About the Judicial Power Project
The focus of this project is on the proper scope of the judicial power within the constitution. Judicial overreach increasingly threatens the rule of law and effective, democratic government. The project aims to address this problem – restoring balance to the Westminster constitution – by articulating the good sense of separating judicial and political authority. In other words, the project aims to understand and correct the undue rise in judicial power by restating, for modern times and in relation to modern problems, the nature and limits of the judicial power within our tradition and the related scope of sound legislative and executive authority.
The judicial power has a central, strategic place in any well-ordered constitutional arrangement: no state is well-governed without an independent judiciary, exercising legal and constitutional authority to adjudicate disputes, including disputes between citizens and officials, fairly and in accordance with settled positive law.

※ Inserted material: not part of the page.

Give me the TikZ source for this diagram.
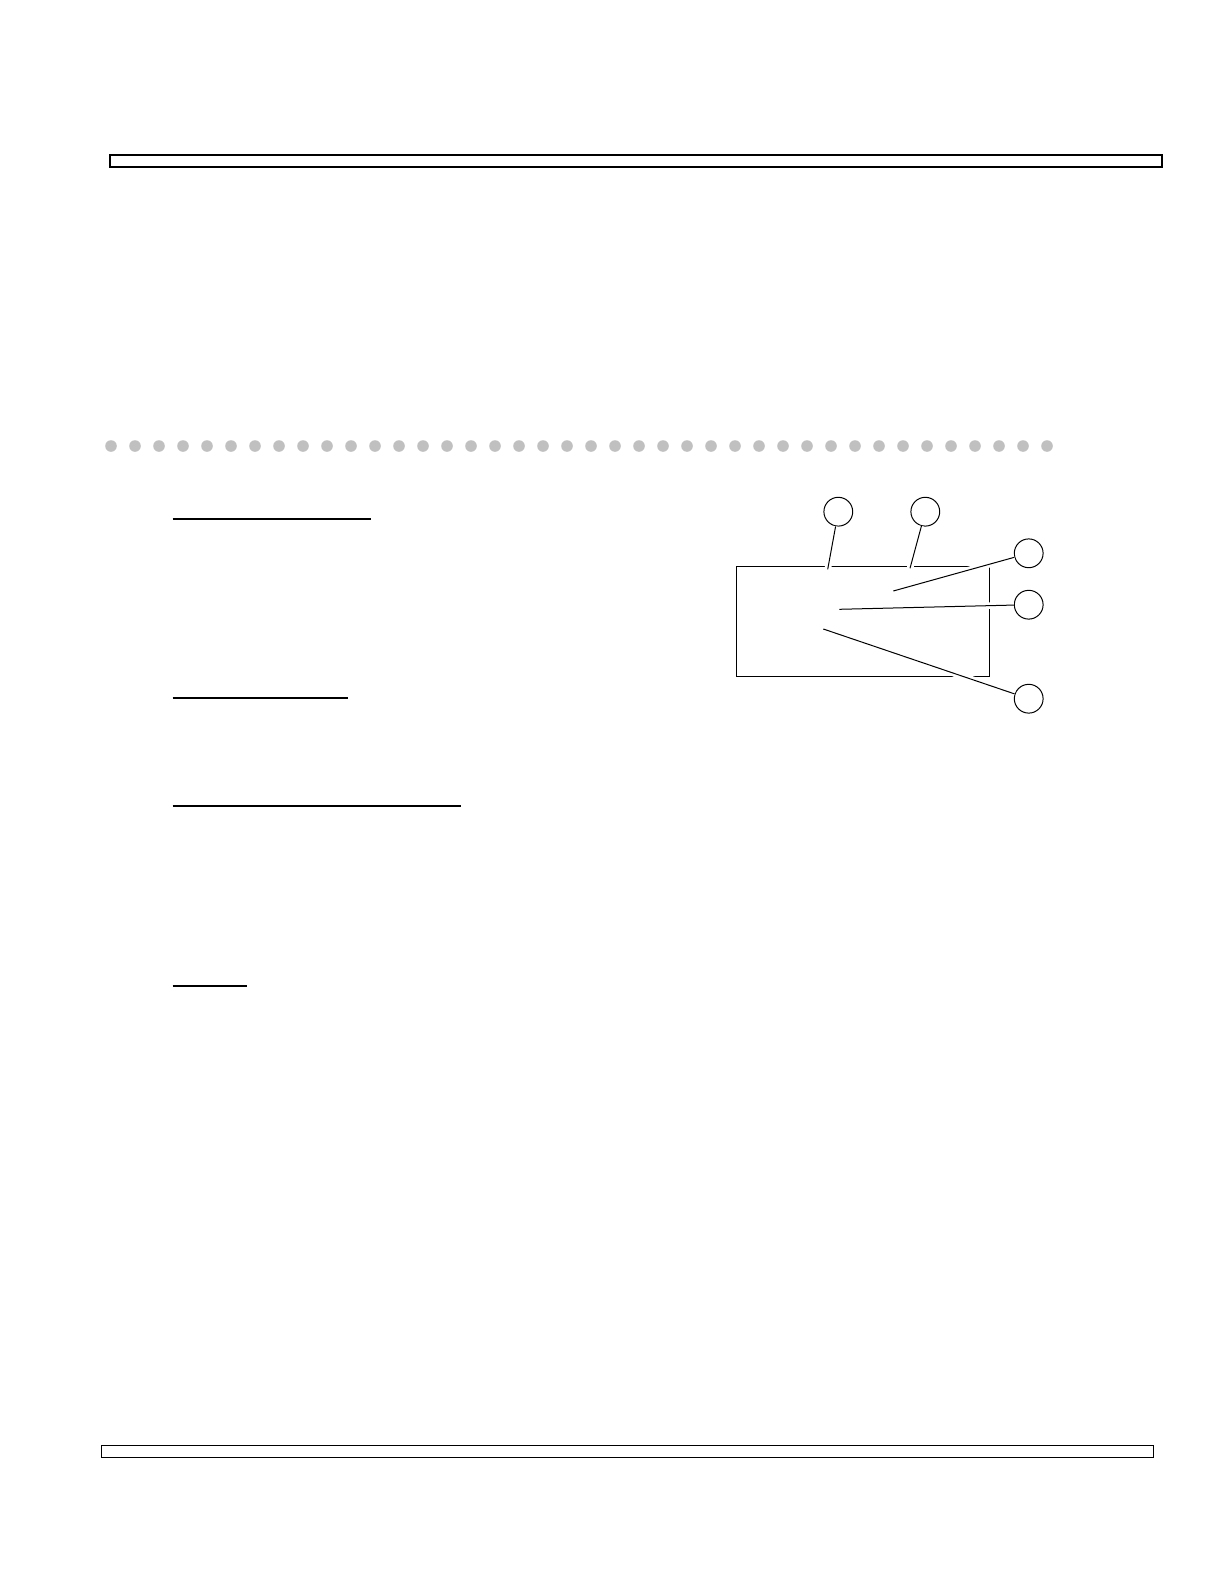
\documentclass[tikz,border=0pt]{standalone}
\usepackage{xcolor}
\usepackage{tikz}
\usetikzlibrary{positioning}
\definecolor{dotgray}{RGB}{192,192,192}
\tikzset{
	callout/.style={circle,draw,line width=0.5pt,minimum size=14.4pt,inner sep=0pt},
	leader/.style={line width=0.5pt,preaction={draw=white,line width=3.3pt}},
	bar/.style={draw,line width=1pt},
	footbar/.style={draw,line width=0.75pt},
	heading/.style={line width=1pt},
	subheading/.style={line width=0.7pt}
}
\begin{document}
\begin{tikzpicture}[x=0.5pt,y=-0.5pt]
	\useasboundingbox (0,0) rectangle (1224,1584);
	\draw[bar] (110.3,154.7) rectangle (1161.7,166.7);
	\foreach \i in {0,...,39}
		\fill[dotgray] (111+24*\i,446) circle (5.8);
	\draw[heading] (172.7,518.7) -- (370.7,518.7);
	\draw[subheading] (172.7,698) -- (348,698);
	\draw[subheading] (172.7,806) -- (460.7,806);
	\draw[subheading] (172.7,986) -- (246.7,986);
	\node[draw,line width=0.75pt,minimum width=126.5pt,minimum height=55.2pt,inner sep=0pt] (frame) at (862.8,621.5) {};
	\node[callout] (c1) at (838.3,511.7) {};
	\node[callout] (c2) at (925.3,511.7) {};
	\node[callout] (c3) at (1028.7,553.3) {};
	\node[callout] (c4) at (1028.7,604.7) {};
	\node[callout] (c5) at (1028.7,698.7) {};
	\coordinate (p1) at (827.7,569.3);
	\coordinate (p2) at (910,568.3);
	\coordinate (p3) at (893.3,591);
	\coordinate (p4) at (839.3,609.3);
	\coordinate (p5) at (823.3,629);
	\draw[leader] (c1) -- (p1);
	\draw[leader] (c2) -- (p2);
	\draw[leader] (c3) -- (p3);
	\draw[leader] (c4) -- (p4);
	\draw[leader] (c5) -- (p5);
	\draw[footbar] (101.7,1445.3) rectangle (1153.3,1457.3);
\end{tikzpicture}
\end{document}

Our constitutional tradition has long recognised this truth, making provision since the Act of Settlement 1701 for judicial independence and adopting conventions that support mutual respect between the Queen-in-Parliament, the Queen’s ministers and other servants, and the Queen’s courts.
The central, important place of the courts in securing the rule of law, by fairly adjudicating disputes in accordance with settled law, has not involved, in our tradition, general oversight of the justice or prudence of the laws that fall to be applied. While the courts have had a limited capacity to develop the common law, it is Parliament that has enjoyed the main responsibility for overseeing the content of the law and changing it when required.
The supremacy of Parliament within the constitution has not been a departure from the rule of law or a failure to recognise the importance of human rights. On the contrary, our tradition has taken the view that the body that ought to have authority to decide what the law should be is Parliament, in part because it represents the community but in part also because it is best placed to change the law wisely and in a way that secures the rule of law. In abolishing slavery, extending the franchise, establishing the NHS, protecting workers who form unions, abolishing capital punishment, and decriminalising homosexual acts, to give only a few examples, Parliament acted to secure justice and right.
The British constitutional tradition has thus long centred on a disciplined account of the proper scope of judicial authority, which has been held rightly subject to the legislature’s final authority to choose the content of the law and not to undermine the executive’s constitutional responsibility to choose how best to act within the scope of its lawful powers.
But the good sense of this separation of powers is now increasingly doubted, within Britain and, in different ways, in other common law countries. Many in the academy and legal profession now share an expansive, adventurous understanding of judicial power and the willingness and authority of the courts to oversee Parliament’s lawmaking actions or to overrule the executive’s exercise of its lawful powers has sharply expanded.
This expansion of judicial power is a complex phenomenon. It is driven in part by a wider global trend, in which the American constitutional structure is taken as a model, in part by the increasing self-confidence of the legal community and a corresponding failure of confidence in the adequacy of parliamentary government or democratic politics. No single political or legal decision, including the enactment of the Human Rights Act 1998, alone explains the rise of judicial power within the United Kingdom. And the expansion of judicial authority, and the willingness of some judges to adopt an adventurous understanding of their jurisdiction, is not limited to the field of human rights law.
Importantly, the rise in judicial power within the United Kingdom has taken place without sustained public debate. This is a problem: the constitution should not be fundamentally unsettled in so haphazard or surreptitious a way. The point of this project is to address this problem, making clear the ways in which the judiciary’s place in the constitution has been changing, and might well change in the future, and then giving these developments and possibilities the close attention that they deserve.
The project’s concern is with how and by whom public power is exercised. Doubts about the wisdom of an expansive, adventurous understanding of judicial power have been, are and should be shared by people and groups who otherwise have very different political commitments. The project’s central idea is that the decisions of Parliament ought not to be called into question by the courts and that the executive ought to be free from undue judicial interference, which fails to respect political judgment and discretion. These are broad propositions – the devil will often be in the details – but nonetheless they warrant restatement and application to new problems in our law and practice. They are open to adoption by all who share a commitment to parliamentary democracy and the rule of law.